Tak hanya dari departemen akting,
department teknis tampil tak kalah cemerlang, baik dari segi art,
sinematografi, editing dan musik. Iringan suara dari Rossa, membuat lagu–lagu
perjuangan seperti Indonesia pusaka dan
syukur jadi terdengar menggetarkan. Kombinasi dari semua ini membuat sang
sutradara, Hanung bramantyo sukses menghantarkan detik–detik proklamasi kemerdekaan
Indonesia menjadi suatu peristiwa yang sangat–sangat dramatis. Saya tak pernah
bergetar sehebat ini mendengar teks proklamasi dibacakan.

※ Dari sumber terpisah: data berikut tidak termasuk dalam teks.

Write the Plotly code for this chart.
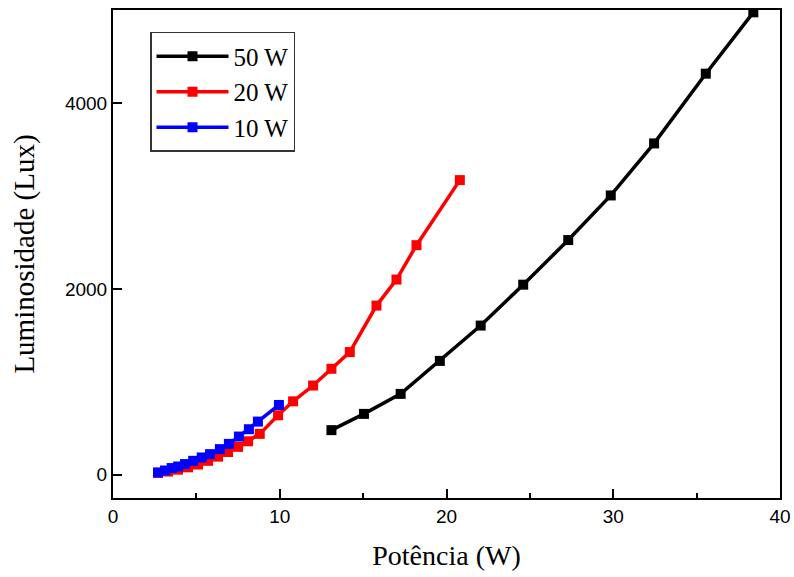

Protes tentang karakter dan alur
cerita film Soekarno sah–sah saja dilakukan, tetapi saya merasa gaya Hanung Bramantyo
ini lebih mendekati selera penonton baru film Indonesia. Selera penonton yang meyakini "Our heroes can be badass too", selera penonton yang kerap disuguhi film Hollywood yang “memanusiakan” superhero komik seperti halnya Batman lewat the dark
knight, Superman lewat Man of steel, Spiderman besutan Sam raimi, dan banyak
yang lainnya. Rasanya bukan jamannya lagi
menghadirkan biografi seorang pahlawan bangsa dengan meninggalkan sisi
manusiawinya (baca : sisi kelamnya). Sisi kelam yang dituding propaganda negatif terhadap diri semua karakter
dalam film ini, justru membuat saya makin hormat dengan para pejuang negera
ini. Kekurangan–kekurangan mereka seakan menjawab hal–hal yang mengganjal saya
saat menghafal sejarah negeri ini jaman sekolah. Pertentangan perbedaan pendapat antar tokoh dalam film ini juga membuat saya kagum, mereka saling hujat, tetapi
bisa membuat dialog yang konstruktif demi kemajuan negeri.
Akhirnya Film Soekarno bisa
dianggap sebagai salah satu film terbaik tahun ini. Selain itu, film Soekarno
berhasil membuat kebiasaan baru penonton Indonesia, dengan berdiri dan menyanyikan
lagu Indonesia raya sebelum film dimulai.